The Lost City of Z, written and directed by James Gray (The Immigrant, Two Lovers), will close the 54th New York Film Festival. The film, based on journalist David Grann’s nonfiction book of the same name, will make its world premiere at the festival’s final gala screening on Saturday, October 15.
James Gray’s emotionally and visually resplendent epic tells the story of Lt. Colonel Percy Fawcett (Charlie Hunnam), the British military-man-turned-explorer whose search for a lost city deep in the Amazon grows into an increasingly feverish, decades-long magnificent obsession that takes a toll on his reputation, his home life with his wife (Sienna Miller) and children, and his very existence.
Also starring Robert Pattinson as fellow explorer and right-hand-man Henry Costin, and Tom Holland (Spiderman), as Fawcett’s son.
Fawcett is said to have been one of George Lucas’s inspirations for Indiana Jones and was also a friend of the authors H Rider Haggard and Arthur Conan Doyle; the latter’s The Lost World was inspired by the explorer.
Gray and cinematographer Darius Khondji cast quite a spell, exquisitely pitched between rapture and dizzying terror. The Lost City of Z represents a form of epic storytelling that has all but vanished from the landscape of modern cinema, and a rare level of artistry.

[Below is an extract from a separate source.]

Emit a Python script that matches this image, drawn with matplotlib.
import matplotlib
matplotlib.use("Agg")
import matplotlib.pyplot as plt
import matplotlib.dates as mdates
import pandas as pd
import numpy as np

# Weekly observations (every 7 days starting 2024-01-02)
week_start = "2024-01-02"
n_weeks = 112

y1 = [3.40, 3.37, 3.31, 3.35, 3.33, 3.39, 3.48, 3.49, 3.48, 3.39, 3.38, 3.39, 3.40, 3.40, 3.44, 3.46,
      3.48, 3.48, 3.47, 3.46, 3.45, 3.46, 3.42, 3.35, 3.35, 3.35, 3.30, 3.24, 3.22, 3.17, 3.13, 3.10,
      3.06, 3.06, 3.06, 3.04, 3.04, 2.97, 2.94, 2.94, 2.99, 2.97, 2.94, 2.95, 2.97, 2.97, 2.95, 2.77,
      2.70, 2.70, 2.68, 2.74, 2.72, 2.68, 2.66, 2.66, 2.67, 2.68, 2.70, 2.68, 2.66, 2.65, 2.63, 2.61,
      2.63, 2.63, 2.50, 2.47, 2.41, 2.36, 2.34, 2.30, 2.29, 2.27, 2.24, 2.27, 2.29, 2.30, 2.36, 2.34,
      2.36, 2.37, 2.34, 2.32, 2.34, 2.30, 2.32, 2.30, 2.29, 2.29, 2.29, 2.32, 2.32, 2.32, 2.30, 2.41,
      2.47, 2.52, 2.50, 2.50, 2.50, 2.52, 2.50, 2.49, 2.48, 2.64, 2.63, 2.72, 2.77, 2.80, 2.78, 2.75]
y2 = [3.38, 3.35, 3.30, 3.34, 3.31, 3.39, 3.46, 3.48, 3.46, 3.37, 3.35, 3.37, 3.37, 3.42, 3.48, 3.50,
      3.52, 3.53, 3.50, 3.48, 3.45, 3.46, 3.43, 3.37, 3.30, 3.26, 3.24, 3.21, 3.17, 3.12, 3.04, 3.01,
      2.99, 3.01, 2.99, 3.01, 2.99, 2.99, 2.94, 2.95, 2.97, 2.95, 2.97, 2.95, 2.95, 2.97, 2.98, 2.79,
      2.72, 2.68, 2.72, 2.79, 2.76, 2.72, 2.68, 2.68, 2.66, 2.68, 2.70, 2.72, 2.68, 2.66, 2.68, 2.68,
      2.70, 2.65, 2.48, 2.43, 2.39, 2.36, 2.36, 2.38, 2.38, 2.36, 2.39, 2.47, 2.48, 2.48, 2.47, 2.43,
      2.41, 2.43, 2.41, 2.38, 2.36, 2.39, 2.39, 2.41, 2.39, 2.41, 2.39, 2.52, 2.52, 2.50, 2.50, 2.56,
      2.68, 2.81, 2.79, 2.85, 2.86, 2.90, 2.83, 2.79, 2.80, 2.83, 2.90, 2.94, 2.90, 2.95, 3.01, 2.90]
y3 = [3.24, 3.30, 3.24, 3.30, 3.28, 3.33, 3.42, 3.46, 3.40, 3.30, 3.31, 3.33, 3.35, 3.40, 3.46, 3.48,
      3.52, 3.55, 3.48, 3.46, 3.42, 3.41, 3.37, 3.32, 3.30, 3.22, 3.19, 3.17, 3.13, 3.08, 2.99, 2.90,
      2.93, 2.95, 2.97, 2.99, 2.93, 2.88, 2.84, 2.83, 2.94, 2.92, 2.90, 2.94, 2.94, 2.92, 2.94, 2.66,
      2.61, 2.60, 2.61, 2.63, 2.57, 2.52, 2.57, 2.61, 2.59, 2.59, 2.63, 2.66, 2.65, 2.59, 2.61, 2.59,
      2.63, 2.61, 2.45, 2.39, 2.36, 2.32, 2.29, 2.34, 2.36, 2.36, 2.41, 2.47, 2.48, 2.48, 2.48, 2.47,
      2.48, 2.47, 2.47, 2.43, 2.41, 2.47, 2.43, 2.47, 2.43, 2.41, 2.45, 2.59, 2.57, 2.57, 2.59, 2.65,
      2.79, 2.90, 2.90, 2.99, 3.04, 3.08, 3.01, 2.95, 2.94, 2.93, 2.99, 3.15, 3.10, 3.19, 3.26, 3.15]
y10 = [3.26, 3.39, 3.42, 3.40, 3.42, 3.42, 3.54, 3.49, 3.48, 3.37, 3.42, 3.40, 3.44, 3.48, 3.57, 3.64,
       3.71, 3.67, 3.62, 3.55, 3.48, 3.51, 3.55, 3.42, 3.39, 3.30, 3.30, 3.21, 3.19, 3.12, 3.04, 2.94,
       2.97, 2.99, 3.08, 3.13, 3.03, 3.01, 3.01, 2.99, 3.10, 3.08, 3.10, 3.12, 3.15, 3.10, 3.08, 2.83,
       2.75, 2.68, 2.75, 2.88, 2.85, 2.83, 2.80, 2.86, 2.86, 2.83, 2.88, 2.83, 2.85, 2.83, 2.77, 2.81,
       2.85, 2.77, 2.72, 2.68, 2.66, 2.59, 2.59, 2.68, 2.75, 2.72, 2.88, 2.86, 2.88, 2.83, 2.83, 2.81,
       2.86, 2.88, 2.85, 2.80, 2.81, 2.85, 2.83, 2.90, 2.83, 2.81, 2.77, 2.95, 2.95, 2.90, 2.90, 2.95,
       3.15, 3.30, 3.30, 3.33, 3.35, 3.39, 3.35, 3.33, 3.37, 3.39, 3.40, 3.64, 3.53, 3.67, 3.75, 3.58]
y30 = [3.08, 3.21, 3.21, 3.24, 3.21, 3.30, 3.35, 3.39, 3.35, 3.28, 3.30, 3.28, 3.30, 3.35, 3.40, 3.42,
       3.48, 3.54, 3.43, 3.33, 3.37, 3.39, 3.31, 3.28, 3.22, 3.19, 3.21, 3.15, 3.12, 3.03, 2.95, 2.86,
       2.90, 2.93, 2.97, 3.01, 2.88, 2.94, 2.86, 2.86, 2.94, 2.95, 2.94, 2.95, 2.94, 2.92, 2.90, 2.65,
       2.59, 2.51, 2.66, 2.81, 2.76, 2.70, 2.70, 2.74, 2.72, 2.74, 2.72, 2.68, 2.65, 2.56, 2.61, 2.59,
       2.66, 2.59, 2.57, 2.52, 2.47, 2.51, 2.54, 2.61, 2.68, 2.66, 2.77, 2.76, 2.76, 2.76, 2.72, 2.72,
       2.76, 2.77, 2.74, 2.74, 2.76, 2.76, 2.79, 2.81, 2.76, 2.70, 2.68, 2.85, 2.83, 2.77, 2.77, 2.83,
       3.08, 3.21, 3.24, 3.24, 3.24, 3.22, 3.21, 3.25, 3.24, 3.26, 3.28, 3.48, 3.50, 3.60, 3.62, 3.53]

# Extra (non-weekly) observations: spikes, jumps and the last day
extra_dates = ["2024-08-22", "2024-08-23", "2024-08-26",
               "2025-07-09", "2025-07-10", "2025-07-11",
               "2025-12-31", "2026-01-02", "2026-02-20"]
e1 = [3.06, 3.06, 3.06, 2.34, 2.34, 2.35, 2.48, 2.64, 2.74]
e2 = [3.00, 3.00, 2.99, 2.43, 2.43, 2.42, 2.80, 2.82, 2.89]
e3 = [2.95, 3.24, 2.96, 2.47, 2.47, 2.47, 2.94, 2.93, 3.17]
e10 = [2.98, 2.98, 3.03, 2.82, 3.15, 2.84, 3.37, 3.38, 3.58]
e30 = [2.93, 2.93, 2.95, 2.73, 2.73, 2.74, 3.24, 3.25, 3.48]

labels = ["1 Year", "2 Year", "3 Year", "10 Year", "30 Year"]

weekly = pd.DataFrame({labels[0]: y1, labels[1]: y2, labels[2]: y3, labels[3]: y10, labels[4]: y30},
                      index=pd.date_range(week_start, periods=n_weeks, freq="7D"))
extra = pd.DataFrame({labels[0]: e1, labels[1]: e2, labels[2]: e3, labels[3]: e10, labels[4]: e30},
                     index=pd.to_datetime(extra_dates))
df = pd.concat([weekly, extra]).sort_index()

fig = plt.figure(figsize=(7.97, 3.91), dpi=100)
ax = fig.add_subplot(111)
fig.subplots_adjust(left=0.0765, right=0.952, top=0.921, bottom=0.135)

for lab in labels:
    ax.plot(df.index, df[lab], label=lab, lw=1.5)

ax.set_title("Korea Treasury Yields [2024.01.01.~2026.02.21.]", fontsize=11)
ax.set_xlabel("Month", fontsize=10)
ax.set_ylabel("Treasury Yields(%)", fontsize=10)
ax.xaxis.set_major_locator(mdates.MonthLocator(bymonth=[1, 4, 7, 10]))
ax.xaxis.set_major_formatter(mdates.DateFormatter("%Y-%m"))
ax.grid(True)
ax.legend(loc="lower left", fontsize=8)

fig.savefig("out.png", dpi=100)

“James Gray is one of the finest filmmakers we have,” said New York Film Festival Director and Selection Committee Chair Kent Jones. “Each of his movies is so beautifully wrought, visually and emotionally, but The Lost City of Z represents something new. It’s a true epic, spanning two continents and three decades, and it’s a genuine vision of the search for sublimity.”

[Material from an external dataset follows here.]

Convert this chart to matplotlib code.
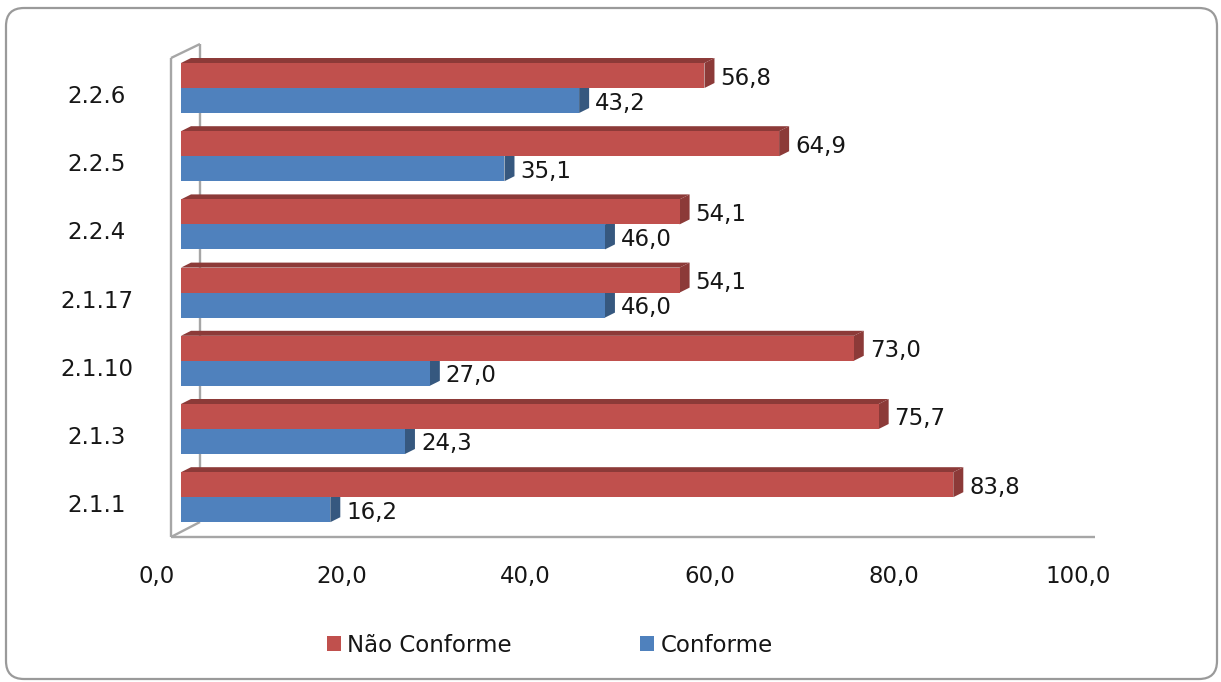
### HORIZONTAL 3D-STYLE BAR CHART: NAO CONFORME VS CONFORME PER ITEM ###
import matplotlib
matplotlib.use('Agg')
import matplotlib.pyplot as plt
from matplotlib.patches import Polygon, FancyBboxPatch, Patch
from matplotlib.transforms import ScaledTranslation

### DATA ###
categories = ['2.1.1', '2.1.3', '2.1.10', '2.1.17', '2.2.4', '2.2.5', '2.2.6']
nao_conforme = [83.8, 75.7, 73.0, 54.1, 54.1, 64.9, 56.8]
conforme = [16.2, 24.3, 27.0, 46.0, 46.0, 35.1, 43.2]
x_ticks = [0, 20, 40, 60, 80, 100]
series_names = ['Não Conforme', 'Conforme']

### STYLE ###
RED, RED_DARK = '#C0504D', '#8C3A38'
BLUE, BLUE_DARK = '#4F81BD', '#36587F'
FRAME = '#A6A6A6'
TEXT = '#161616'
FS = 16.5
W, H, DPI = 1221, 682, 100

plt.rcParams['font.family'] = ['DejaVu Sans']


def fmt(v):
    # decimal comma, one digit
    return f'{v:.1f}'.replace('.', ',')


def px(n):
    # pixel distance -> inches for offset transforms
    return n / DPI


fig = plt.figure(figsize=(W / DPI, H / DPI), dpi=DPI)

# background layer in pixel units: card border and the 3D walls/floor
bg = fig.add_axes([0, 0, 1, 1])
bg.set_xlim(0, W)
bg.set_ylim(H, 0)
bg.axis('off')
bg.add_patch(FancyBboxPatch((6, 8), 1211, 671,
                            boxstyle='round,pad=0,rounding_size=18',
                            fc='white', ec='#9A9A9A', lw=1.6))
frame_lines = [
    ((171, 171), (58, 537)),   # front left edge
    ((171, 200), (58, 44)),    # top of side wall
    ((200, 200), (44, 522)),   # back wall edge
    ((171, 200), (537, 522)),  # floor depth
    ((171, 1095), (537, 537)), # floor front edge
]
for xs, ys in frame_lines:
    bg.plot(xs, ys, color=FRAME, lw=1.7, solid_capstyle='butt')

# main plotting area: x=0 at the bars' front origin
ax_left, ax_right, ax_top, ax_bottom = 181, 1102.6, 40, 545
ax = fig.add_axes([ax_left / W, (H - ax_bottom) / H,
                   (ax_right - ax_left) / W, (ax_bottom - ax_top) / H])
ax.patch.set_alpha(0)
ax.set_xlim(0, 100)
ax.set_ylim(-0.701, 6.704)
for s in ax.spines.values():
    s.set_visible(False)

x_scale = (ax_right - ax_left) / 100.0             # px per unit
y_scale = (ax_bottom - ax_top) / (6.704 + 0.701)   # px per category
bar_h = 25 / y_scale
dx = 10 / x_scale
dy = 5 / y_scale

ys = list(range(len(categories)))

# blue (Conforme) sits below the group line, red (Nao Conforme) above
for y, v in zip(ys, conforme):
    ax.add_patch(Polygon([(v, y - bar_h), (v + dx, y - bar_h + dy),
                          (v + dx, y + dy), (v, y)],
                         closed=True, fc=BLUE_DARK, ec='none', zorder=2))
ax.barh([y - bar_h / 2 for y in ys], conforme, height=bar_h,
        color=BLUE, zorder=3)

for y, v in zip(ys, nao_conforme):
    top = y + bar_h
    ax.add_patch(Polygon([(v, y), (v + dx, y + dy),
                          (v + dx, top + dy), (v, top)],
                         closed=True, fc=RED_DARK, ec='none', zorder=4))
    ax.add_patch(Polygon([(0, top), (dx, top + dy),
                          (v + dx, top + dy), (v, top)],
                         closed=True, fc=RED_DARK, ec='none', zorder=4))
ax.barh([y + bar_h / 2 for y in ys], nao_conforme, height=bar_h,
        color=RED, zorder=5)

# value labels
for y, v in zip(ys, nao_conforme):
    ax.annotate(fmt(v), (v, y + bar_h / 2), xytext=(11.5, -1.8),
                textcoords='offset points', ha='left', va='center',
                fontsize=FS, color=TEXT, zorder=6)
for y, v in zip(ys, conforme):
    ax.annotate(fmt(v), (v, y - bar_h / 2), xytext=(11.5, -1.8),
                textcoords='offset points', ha='left', va='center',
                fontsize=FS, color=TEXT, zorder=6)

# axis labels
ax.set_xticks(x_ticks, [fmt(t) for t in x_ticks])
ax.set_yticks(ys, categories)
ax.tick_params(axis='x', length=0, pad=14.5, labelsize=FS, labelcolor=TEXT)
ax.tick_params(axis='y', length=0, pad=60.5, labelsize=FS, labelcolor=TEXT)
shift_x = ScaledTranslation(px(-24), 0, fig.dpi_scale_trans)
for lbl in ax.get_xticklabels():
    lbl.set_transform(lbl.get_transform() + shift_x)
shift_y = ScaledTranslation(0, px(-6), fig.dpi_scale_trans)
for lbl in ax.get_yticklabels():
    lbl.set_horizontalalignment('center')
    lbl.set_transform(lbl.get_transform() + shift_y)

# legend
handles = [Patch(facecolor=RED), Patch(facecolor=BLUE)]
leg = fig.legend(handles, series_names, loc='center',
                 bbox_to_anchor=(550 / W, 1 - 645 / H), ncol=2,
                 frameon=False, fontsize=FS, handlelength=0.6,
                 handleheight=0.6, handletextpad=0.3, columnspacing=5.6)
for t in leg.get_texts():
    t.set_color(TEXT)

fig.savefig('out.png', dpi=DPI)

“It’s truly a dream come true for me to have The Lost City of Z selected for the closing night of the New York Film Festival,” said Gray. “I couldn’t be more honored that the film’s world premiere will be in my hometown, a city I still love above all others.”
The film was produced by Brad Pitt and other prestigious closing night films from the NYFF include the Oscar-winning Birdman, Her, The Descendants, Sideways, Crouching Tiger, Hidden Dragon, The Piano and The Last Tango in Paris. .

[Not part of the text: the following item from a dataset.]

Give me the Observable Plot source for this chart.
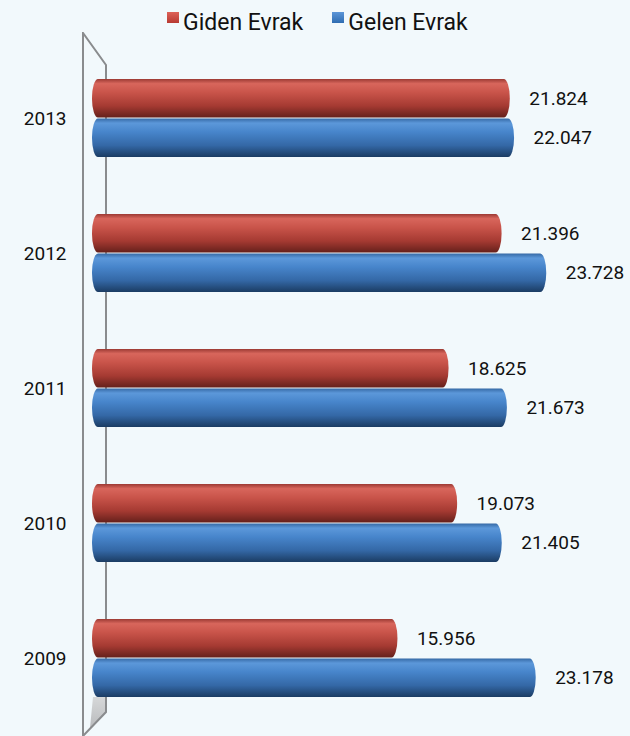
<!DOCTYPE html>
<html><head><meta charset="utf-8">
<script src="https://cdn.jsdelivr.net/npm/d3@7"></script>
<script src="https://cdn.jsdelivr.net/npm/@observablehq/plot@0.6"></script>
<style>
body{margin:0;background:#f2f9fc;font-family:Roboto, "DejaVu Sans", sans-serif;}
#legend{height:32px;display:flex;align-items:flex-start;padding-left:167px;box-sizing:border-box;color:#111;font-size:23px;}
.item{display:flex;align-items:flex-start;}
.item + .item{margin-left:29px;}
.sw{width:12px;height:11px;margin-top:12px;margin-right:4px;}
.lab{line-height:22px;margin-top:12px;}
#chart svg{display:block;}
</style></head><body>
<div id="legend"></div><div id="chart"></div>
<script>
const years = ["2013","2012","2011","2010","2009"];
const giden = [21824,21396,18625,19073,15956];
const gelen = [22047,23728,21673,21405,23178];
const seriesNames = ["Giden Evrak","Gelen Evrak"];
const seriesSwatches = ["linear-gradient(#dd6258,#b83a32)","linear-gradient(#5c96d8,#2f6db2)"];

const fmt = v => d3.format(",")(v).replace(/,/g, ".");
const gidenData = years.map((y,i)=>({year:y, value:giden[i]}));
const gelenData = years.map((y,i)=>({year:y, value:gelen[i]}));

// legend
const leg = d3.select("#legend");
seriesNames.forEach((n,i)=>{
  const it = leg.append("div").attr("class","item");
  it.append("div").attr("class","sw").style("background", seriesSwatches[i]);
  it.append("div").attr("class","lab").text(n);
});

function wall(index, scales, values, dims) {
  const x0 = scales.x(0);
  const g = d3.create("svg:g");
  const defs = g.append("defs");
  const grads = [
    ["gradRed", [["0%","#9c3a34"],["12%","#d8665c"],["35%","#c9544a"],["70%","#a53a32"],["100%","#65201b"]]],
    ["gradBlue", [["0%","#366aa6"],["12%","#5c98da"],["35%","#4785cb"],["70%","#3468a6"],["100%","#1b3c63"]]],
    ["gradFloor", [["0%","#d6d8d9"],["100%","#b9bbbd"]]]
  ];
  for (const [id, stops] of grads) {
    const lg = defs.append("linearGradient").attr("id", id).attr("x1",0).attr("y1",0).attr("x2",0).attr("y2",1);
    for (const [o,c] of stops) lg.append("stop").attr("offset",o).attr("stop-color",c);
  }
  const H = dims.height;
  const bw = scales.y.bandwidth ? scales.y.bandwidth() : 78;
  const b = scales.y(years[years.length-1]) + bw;
  const t = scales.y(years[0]);
  g.append("path")
    .attr("d", `M${x0+1},${b} L${x0+14},${b} L${x0+14},${b+15} L${x0-2},${b+31} Z`)
    .attr("fill","url(#gradFloor)");
  g.append("path")
    .attr("d", `M${x0-9},${H} L${x0-9},1 L${x0+14},${t-14} L${x0+14},${b+15} L${x0-9},${H}`)
    .attr("fill","none").attr("stroke","#8a8c8e").attr("stroke-width",2);
  return g.node();
}

const plot = Plot.plot({
  width: 630,
  height: 704,
  marginLeft: 92,
  marginRight: 2,
  marginTop: 0,
  marginBottom: 0,
  style: {background: "#f2f9fc", fontFamily: "Roboto, 'DejaVu Sans', sans-serif", fontSize: "19px", color: "#111"},
  x: {domain: [0, 28000], axis: null},
  y: {domain: years, paddingInner: 0.4222, paddingOuter: 0.3185, align: 0.5465, tickSize: 0, tickPadding: 26, label: null},
  marks: [
    wall,
    Plot.barX(gidenData, {x: "value", y: "year", insetBottom: 39.5, fill: "url(#gradRed)", rx: 6, ry: 19}),
    Plot.barX(gelenData, {x: "value", y: "year", insetTop: 39.5, fill: "url(#gradBlue)", rx: 6, ry: 19}),
    Plot.text(gidenData, {x: "value", y: "year", text: d => fmt(d.value), dx: 19, dy: -19.5, textAnchor: "start", fontSize: 19, fill: "#111"}),
    Plot.text(gelenData, {x: "value", y: "year", text: d => fmt(d.value), dx: 19, dy: 19.5, textAnchor: "start", fontSize: 19, fill: "#111"})
  ]
});
document.getElementById("chart").appendChild(plot);
</script>
</body></html>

Playlist runs down their "Must See" films at the NYFF and puts TLCOZ at the top of the list (since it has 6 screenings at the festival, more than any other film, it seems warranted).
14 Must-See Films At The New York Film FestivalThe Playlist Staff
...this week’s upcoming New York Film Festival is irrefutable proof that cinema is alive and healthier than ever.
The 54th annual New York Film Festival kicks off this Friday and as usual, the stellar programming is a top-shelf selection of artful and intelligently-made cinema. In simplest terms, the choices made in the NYFF programming this year is as exemplary as ever. As the festival begins this Friday, we decided to run down a list of 14 must-see movies for you New Yorkers dying to absorb more cinematic culture.
“The Lost City Of Z” Some 8-odd years in the making, James Gray follows up the intimate chamber drama, “The Immigrant,” with his most ambitious film to date. Based on the titular book by David Grann, “The Lost City Of Z” centers on a knowledge-thirsty English explorer who leaves the comfort of his family to travel to South America and look to discover a rumored lost city in the middle of the Amazonian jungle. Perilous and potentially foolhardy, the quest is heart of darkness journey down the rabbit hole of jungle of claustrophobia. Starring Charlie Hunnam, Robert Pattinson, Tom Holland, Sienna Miller, and shot once again by Darius Khondji, the epic-sounding ‘Lost City Of Z’ said to be influenced by David Lean and Francis Ford Coppola, is easily Gray’s biggest film to dates and widest in scope ever.
Gray uses genre as a Trojan horse to examine masculinity and family dysfunction so it will be interesting to see what Gray does with this “Apocalypse Now”-sounding picture. Additionally, Gray’s picture has the distinction of being the festival’s closing night film.